In anticipation of a deal being struck, accountants performed an appraisal of the gas network, and valued it at between $26 and $29 billion. Ukraine is ready to go the the altar, but is still waiting for a bridegroom.
In a live television program "Dialogue with the Nation," that was aired in February 2013, President Yanukovych floated the idea of renting out the pipeline system. He continued to complain about the high price the country was paying Gazprom for natural gas under the "take or pay" contract negotiated by former Premier Yulia Tymoshenko, but rejected Gazprom's condition for lowering the price: sale of the pipeline system. Yanukovych was stuck between a rock and a hard place, however, in that he also rejected an International Monetary Fund (IMF) demand that Ukraine raise domestic gas prices before qualifying for a $15 billion loan.
Yanukovych traveled to Russia on March 4, and met Russian President Vladimir Putin for several hours. At the conclusion, the news agency Unian reported the two sides were close to a deal in which the price of gas would be lowered from $430 per thousand cubic meters (tcm) to $260 per tcm, in return for which Gazprom and Naftogaz Ukrayiny would form a joint venture that would rent the pipeline system.
No formal announcement was made, however, because the two sides remain divided on including the European Union in the joint venture. Ukraine supports a European presence, while the Russians would prefer a bilateral arrangement. In May, Ukrainian Energy Minister Eduard Stavytsky and EU Energy Commissioner Guenther Oettinger discussed a potential trilateral arrangement. ""Ukraine is really trying to consider its geopolitical situation and to establish a gas hub, so we will be able to do spot purchases in central Europe," Stavytsky told reporters. He estimated it would take $550 million to modernize the Ukrainian infrastructure. Oettinger said he believed EU firms were willing to buy the ageing system.

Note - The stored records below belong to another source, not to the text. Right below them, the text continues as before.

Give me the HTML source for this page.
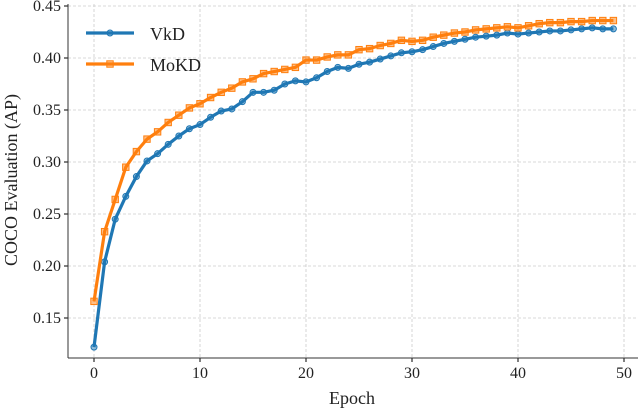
<!DOCTYPE html>
<html><head><meta charset="utf-8"><style>
body{margin:0;background:#fff}
svg text{font-family:"Liberation Serif","DejaVu Serif",serif;fill:#222}
</style></head><body>
<svg id="c" width="640" height="410" xmlns="http://www.w3.org/2000/svg"></svg>
<script>
const epochs=[...Array(50).keys()];
const vkd=[0.122,0.204,0.245,0.267,0.286,0.301,0.308,0.317,0.325,0.332,0.336,0.343,0.349,0.351,0.358,0.367,0.367,0.369,0.375,0.378,0.377,0.381,0.387,0.391,0.390,0.394,0.396,0.399,0.402,0.405,0.406,0.408,0.411,0.414,0.416,0.418,0.420,0.421,0.422,0.424,0.423,0.424,0.425,0.426,0.426,0.427,0.428,0.429,0.428,0.428];
const mokd=[0.166,0.233,0.264,0.295,0.310,0.322,0.329,0.338,0.345,0.352,0.356,0.362,0.367,0.371,0.377,0.380,0.385,0.387,0.389,0.391,0.398,0.398,0.401,0.403,0.403,0.408,0.409,0.412,0.414,0.417,0.416,0.417,0.420,0.422,0.424,0.425,0.427,0.428,0.429,0.430,0.429,0.431,0.433,0.434,0.434,0.435,0.435,0.436,0.436,0.436];
const xTicks=[0,10,20,30,40,50];
const yTicks=[0.15,0.20,0.25,0.30,0.35,0.40,0.45];
const X=v=>94+v*10.6;
const Y=v=>6+(0.45-v)*1040;
const svg=document.getElementById('c');
const NS='http://www.w3.org/2000/svg';
function el(t,a,p){const e=document.createElementNS(NS,t);for(const k in a)e.setAttribute(k,a[k]);(p||svg).appendChild(e);return e;}
const L=68,R=638,T=4,B=358;
xTicks.forEach(t=>{
 const g=el('line',{x1:X(t),x2:X(t),y1:T,y2:B,stroke:'#ccc','stroke-dasharray':'3,2','stroke-width':0.8});
 
 el('line',{x1:X(t),x2:X(t),y1:B,y2:B+4,stroke:'#000'});
 const tx=el('text',{x:X(t),y:B+20,'text-anchor':'middle','font-size':16});tx.textContent=t;
 
});
yTicks.forEach(t=>{
 const g=el('line',{x1:L,x2:R,y1:Y(t),y2:Y(t),stroke:'#ccc','stroke-dasharray':'3,2','stroke-width':0.8});
 
 el('line',{x1:L-4,x2:L,y1:Y(t),y2:Y(t),stroke:'#000'});
 const tx=el('text',{x:L-7,y:Y(t)+5,'text-anchor':'end','font-size':16});tx.textContent=t.toFixed(2);
 
});
const ya=el('line',{x1:L,x2:L,y1:T,y2:B,stroke:'#333','stroke-width':1});

const xa=el('line',{x1:L,x2:R,y1:B,y2:B,stroke:'#333','stroke-width':1});

function series(vals,color,marker,name){
 const g=el('g',{});
 el('polyline',{points:vals.map((v,i)=>X(epochs[i])+','+Y(v)).join(' '),fill:'none',stroke:color,'stroke-width':3.2,'stroke-linejoin':'round'},g);
 vals.forEach((v,i)=>{
  let m;
  if(marker==='o')m=el('circle',{cx:X(epochs[i]),cy:Y(v),r:3,fill:color,'fill-opacity':0.5,stroke:color,'stroke-width':1},g);
  else m=el('rect',{x:X(epochs[i])-3.2,y:Y(v)-3.2,width:6.4,height:6.4,fill:color,'fill-opacity':0.5,stroke:color,'stroke-width':1},g);
  
 });
}
series(vkd,'#1f77b4','o','vkd-series');
series(mokd,'#ff7f0e','s','mokd-series');
const lg=el('g',{});
el('line',{x1:86,x2:134,y1:33,y2:33,stroke:'#1f77b4','stroke-width':3.2},lg);
el('circle',{cx:110,cy:33,r:3,fill:'#1f77b4','fill-opacity':0.5,stroke:'#1f77b4'},lg);
let t1=el('text',{x:150,y:40,'font-size':18},lg);t1.textContent='VkD';

el('line',{x1:86,x2:134,y1:64,y2:64,stroke:'#ff7f0e','stroke-width':3.2},lg);
el('rect',{x:106.8,y:60.8,width:6.4,height:6.4,fill:'#ff7f0e','fill-opacity':0.5,stroke:'#ff7f0e'},lg);
let t2=el('text',{x:150,y:71,'font-size':18},lg);t2.textContent='MoKD';

const xl=el('text',{x:(L+R)/2-1,y:404,'text-anchor':'middle','font-size':18});xl.textContent='Epoch';

const yl=el('text',{x:0,y:0,'text-anchor':'middle','font-size':18,transform:'translate(17,180) rotate(-90)'});yl.textContent='COCO Evaluation (AP)';

</script>
</body></html>
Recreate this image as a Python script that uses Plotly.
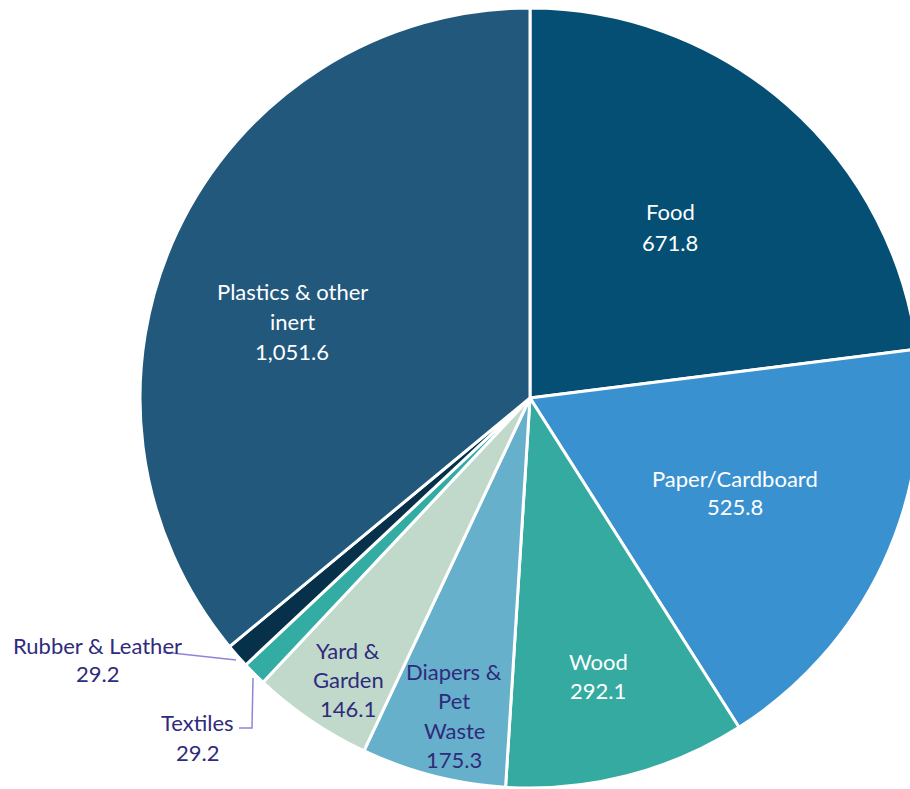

The two sides have been skirmishing over the pipeline for sometime. Ukraine has unilaterally reduced the importation of Russian gas, and in November 2012 began to import gas from Hungary to take its place. Russia retaliated by presenting Ukraine with a bill for $7 billion for gas Ukraine was obligated to purchase. Russia has also threatened to build a second Yamal pipeline to divert gas deliveries from the Ukrainian route.
Alexei Miller, head of Gazprom, said he was not worried about Ukrainian attempts to purchase gas from Europe on the spot market, because the spot price was rising. "The price for Russian gas, which is being supplied to Ukraine, is significantly lower than the spot price, which has settled in continental Europe," he told reporters. "Ukraine will not be able to bear the spot prices."
In late April 2013, the Ukrainian government introduced a bill in parliament that would allow the sale or lease of Naftogaz. Kommersant reported Ukrainian authorities were prepared to allow Gazprom to control the main gas pipeline, while the Ukrainian East European fuel and energy company (VETEK) would run local gas distribution. Valery Yazev, Russian State Duma first deputy for natural resources, predicted a compromise might be found. Faced with a new arrangement with lower fuel prices, or losing the Ukrainian contract entirely, Yazev predicted Russia would reduce the gas price to $260-$280 per tcm.
In anticipation of a deal being struck, accountants performed an appraisal of the gas network, and valued it at between $26 and $29 billion. Ukraine is ready to go the the altar, but is still waiting for a bridegroom.